Kalimat Buddha yang terekam di Mahāsāropama Sutta semoga bisa menjadi sumber inspirasi dan sekaligus menjadi penutup artikel ini:
“Para bhikkhu, manfaat kehidupan-suci (brahmacariya) bukanlah untuk mendapatkan keuntungan, penghormatan serta ketenaran (lābhasakkārasilokānisaṃsa),…. Para bhikkhu, tujuan dari kehidupan suci adalah pembebasan-batin yang tidak-tergoyahkan (akuppā cetovimutti)… Inilah intisarinya. Inilah tujuannya.”17
Kepada Persaudaraan Bhikkhuṇī Theravāda Indonesia, saya mengucapkan selamat dan apresiasi setinggi-tingginya atas inisiatifnya untuk mengadakan Upasampadā Bhikkhuṇī 2015 yang merupakan upasampadā bhikkhuṇī yang pertama di Indonesia semenjak Buddhism ‘tertidur’ di bumi Nusantara selama lebih dari 1000 tahun. ‘Bangunlah’ para bhikkhuṇī, matahari sudah terbit di ufuk timur. Kegelapan telah sirna dan songsonglah masa depan yang gilang-gemilang.

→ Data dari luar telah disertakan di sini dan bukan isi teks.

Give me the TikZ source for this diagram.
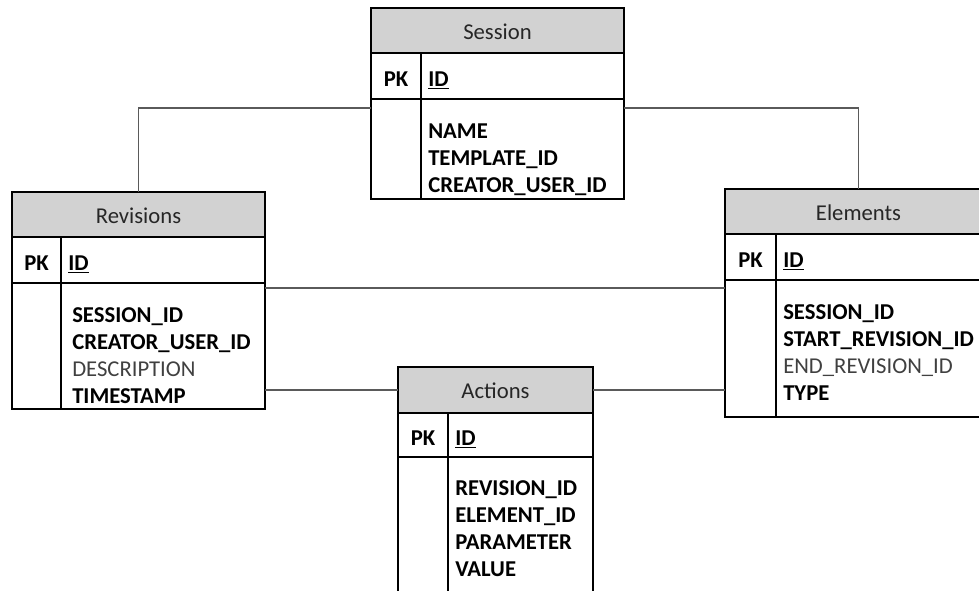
\documentclass[tikz,border=0pt]{standalone}
\usepackage{fontspec}
\setmainfont{Carlito}
\usetikzlibrary{calc}

\definecolor{hdrfill}{HTML}{D2D2D2}
\definecolor{linkgray}{HTML}{5A5A5A}
\definecolor{titletext}{HTML}{262626}
\definecolor{softtext}{HTML}{404040}

\tikzset{
  x=0.75pt, y=-0.75pt,
  cell/.style={draw=black, line width=1.5pt, inner sep=0pt, outer sep=0pt,
               anchor=north west},
  hdrcell/.style={cell, fill=hdrfill},
  title/.style={font=\fontsize{17}{20}\selectfont, text=titletext, inner sep=0pt},
  keytext/.style={font=\fontsize{17}{20}\selectfont\bfseries, anchor=base, inner sep=0pt},
  % multi-line field lists are placed by the baseline of their last line
  fieldtext/.style={font=\fontsize{17}{20.25}\selectfont, anchor=base west,
                    inner sep=0pt, align=left},
  link/.style={draw=linkgray, line width=0.9pt},
}

% One entity table: name, x1, x2, column divider, top, header bottom,
% key-row bottom, bottom, title
\newcommand\entitytable[9]{%
  \node[hdrcell, minimum width={(#3-#2)*0.75pt}, minimum height={(#6-#5)*0.75pt}]
    (#1-h) at (#2,#5) {};
  \node[cell, minimum width={(#3-#2)*0.75pt}, minimum height={(#7-#6)*0.75pt}]
    (#1-k) at (#2,#6) {};
  \node[cell, minimum width={(#3-#2)*0.75pt}, minimum height={(#8-#7)*0.75pt}]
    (#1-b) at (#2,#7) {};
  \draw[line width=1.5pt] (#4,#6) -- (#4,#8);
  \node[title] (#1-t) at ($(#1-h.center)+(0,1)$) {#9};
  \node[keytext] (#1-pk) at ($(#2/2+#4/2,#6/2+#7/2)+(0,10)$) {PK};
  \node[keytext, anchor=base west] (#1-id) at ($(#4,#6/2+#7/2)+(7,10)$) {\underline{ID}};
}

\begin{document}
\begin{tikzpicture}
  \useasboundingbox (0,0) rectangle (979,590);
  \clip (0,0) rectangle (979,590);

  % tables
  \entitytable{ses}{371}{624}{421}{8}{53}{99}{199}{Session}
  \entitytable{rev}{12}{265}{61}{192}{237}{283}{409}{Revisions}
  \entitytable{ele}{725}{992}{776}{189}{234}{280}{417}{Elements}
  \entitytable{act}{398}{593}{448}{367}{413}{457}{640}{Actions}

  % field lists
  \node[fieldtext] (ses-f) at (428,192) {\textbf{NAME}\\\textbf{TEMPLATE\_ID}\\\textbf{CREATOR\_USER\_ID}};
  \node[fieldtext] (rev-f) at (72,403) {\textbf{SESSION\_ID}\\\textbf{CREATOR\_USER\_ID}\\\textcolor{softtext}{DESCRIPTION}\\\textbf{TIMESTAMP}};
  \node[fieldtext] (ele-f) at (783,400) {\textbf{SESSION\_ID}\\\textbf{START\_REVISION\_ID}\\\textcolor{softtext}{END\_REVISION\_ID}\\\textbf{TYPE}};
  \node[fieldtext] (act-f) at (455,576) {\textbf{REVISION\_ID}\\\textbf{ELEMENT\_ID}\\\textbf{PARAMETER}\\\textbf{VALUE}};

  % relationships
  \coordinate (sesL) at ($(ses-b.north west)+(0,9)$);
  \coordinate (sesR) at ($(ses-b.north east)+(0,9)$);
  \coordinate (revR) at ($(rev-b.north east)+(0,5)$);
  \draw[link] (sesL) -| (rev-h.north);
  \draw[link] (sesR) -| (ele-h.north);
  \draw[link] (revR) -- (revR -| ele-b.west);
  \draw[link] (act-h.west) -- (act-h.west -| rev-b.east);
  \draw[link] (act-h.east) -- (act-h.east -| ele-b.west);
\end{tikzpicture}
\end{document}
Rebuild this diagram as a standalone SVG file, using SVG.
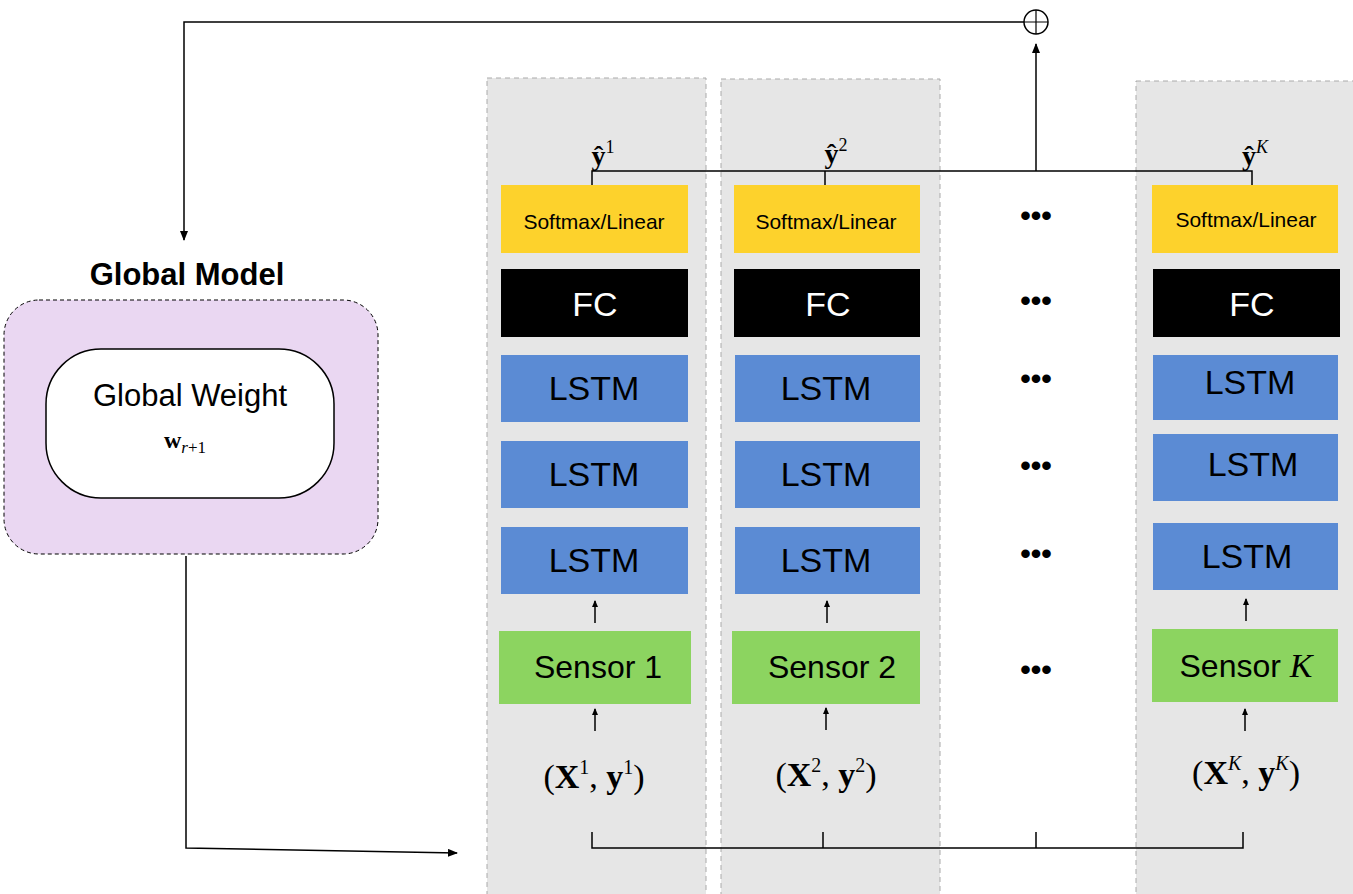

Semoga Buddha sāsana bertahan lama di muka bumi.
Jakarta, 12 Mei 2015,
Sammāsambuddhamatulaṃ sasaddhammagaṇuttamaṃ abhivādemi,
(Saya bersujud dengan penuh hormat kepada Yang Tercerahkan Sempurna, Yang Tidak Tertandingi, bersama dengan Dhamma-yang-Luhur dan Saṅghayang-Mulia)
Ashin Kheminda
Note:
1 D 2:112
2 V 2:272: “anujānāmi, bhikkhave, ekatoupasampannāya bhikkhunisaṅghe visuddhāya bhikkhusaṅghe upasampādetun”ti.
3 ThīA 297
4 Taishō L939c
5 Taishō L793c
6 V 2:258: “anujānāmi, bhikkhave, bhikkhūhi bhikkhuniyo upasampādetun”ti.
7 ThīA 297
8 V 2:255: sace, ānanda, mahāpajāpatī gotamī aṭṭha garudhamme paṭiggaṇhāti, sāvassā hotu upasampadā.
9 V 2:257: kathāhaṃ, bhante, imāsu sākiyānīsu paṭipajjāmī”ti?
10 VA 2:231
11 ThīA 297
12 Dalam konteks ini kita juga seharusnya telah merujuk kepada Mahāpadesa di V1:250 dan D16
13 Bodhi, Bhikkhu 2009 The Revival of Bhikkhuṇī Ordination in the Theravāda Tradition, Inward
Path Publisher.
14 D 2:154. Walaupun kemudian Mahākassapa Thera di konsili pertama akhirnya memutuskan untuk tidak menghilangkannya. Dan keputusan tersebut sangat dihormati oleh bhikkhu saṅgha.
Untuk detil lebih lanjut, silakan lihat DA 2:593
15 V 2:255: “dve vassāni chasu dhammesu sikkhitasikkhāya sikkhamānāya ubhatosaṅghe upasampadā pariyesitabbā.”
16 V 1:18: “svākkhāto dhammo, cara brahmacariyaṃ sammā dukkhassa antakiriyāyā”ti”. Kalimat ini merupakan nasehat Buddha yang diberikan kepada Yasa dihari penahbisannya.